The exchange efficiency of heat and mass between a forest community and the atmosphere varies with leaf quantity and forest canopy structure. However, there are no examples investigating the relationship between leaf quantity, forest canopy shapes and exchange efficiency. We had evaluated that forest canopy surface had been smoother in the defoliate season than in the foliate season in one deciduous forest. As the next step, the seasonal change of exchange efficiency was estimated in this forest and compared with the smoothness of canopy shape in this study. A bulk coefficient is used widely as an exchange efficiency index. However, this varies with wind velocity and isn't suitable for this study.

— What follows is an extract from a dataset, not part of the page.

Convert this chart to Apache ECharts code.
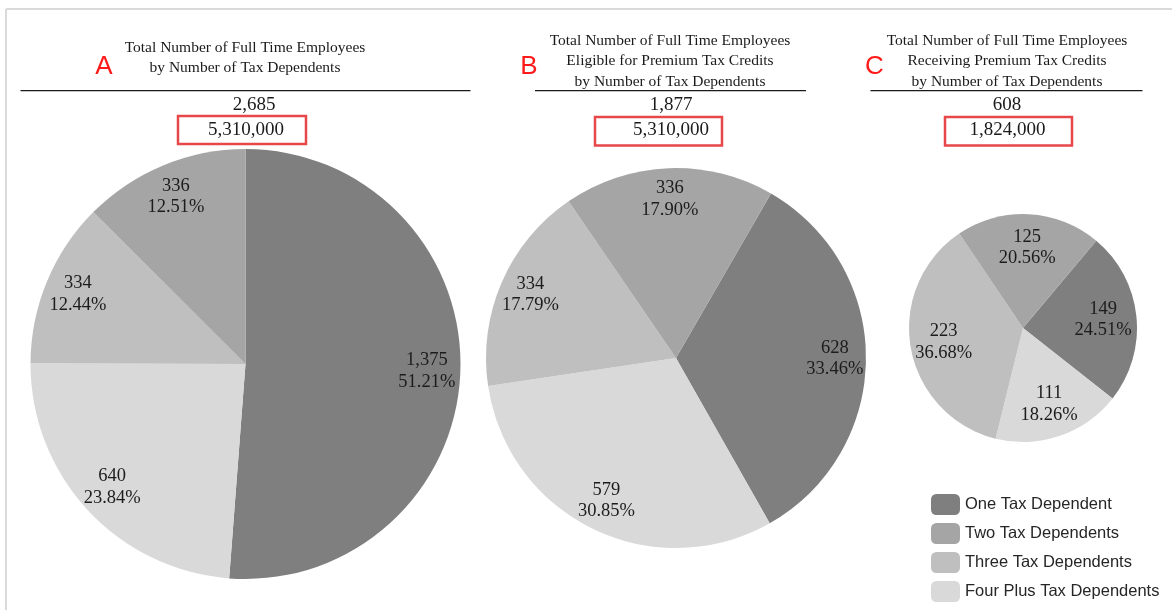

Therefore, we used the coefficient A using in the Thornthwaite-Holtzmann model as our exchange efficiency index. The coefficient A is derived from the parameters depending on the land surface condition, such as roughness length and zero plane displacement.
Our measurement was conducted in a forested study basin located at central Japan, whose leaf area indices were estimated as 4.42 and 2.70 in the foliate and defoliate seasons, respectively.
Explaining the evaluation of canopy surface smoothness, the canopy surface elevations had been measured for every 2.5m square at 144 points and analyzed their dispersion. This result had indicated that the size of swelling and hollow shapes on the canopy surface were smaller vertically and larger horizontally in the defoliate season than in the foliate season. Thus, it had been concluded that canopy surface was smoother in the defoliate season than in the foliate season in this study basin.
Net radiation (Rn), wind velocity (u2), dry and wet bulb temperature differences (TD1-TD2, TW1-TW2) and soil heat flux (G) were measured at the weather measuring tower. In addition, precipitation rate and discharge rate from this basin were also observed. Annual data in 1992 was used in this study.
Thornthwaite-Holtzman model was expressed as Eq. (1):
lE = Rn - G - pCpAu2(TD1-TD2) (1)
where lE is latent heat flux, p is the atmospheric density, and Cp is the constant pressure specific heat.
Eq. (2) is used to obtain the value of A in this study, utilizing Eq. (1) and a calculated monthly evapotranspiration rate lEsb deprived with the precipitation and discharge rates with the short-period water balance method.
A = (Rn - G - lEsb )/ pCpu2(TD1-TD2) (2)
Although having some variation, A is calculated to be around 0.12 and 0.077 in the foliate and defoliate seasons , respectively. This result indicates that exchange efficiency in the foliate season was around 1.5 times as much as that in the defoliate season.
The forest canopy this study was conducted had been judged to be smoother in defoliate season than in foliate season in this basin from the dispersion analysis of canopy elevation heights. It is thought that as the canopy shape changed to be smoother, the vertical wind velocity might become so small that the thermal exchange efficiency decreased.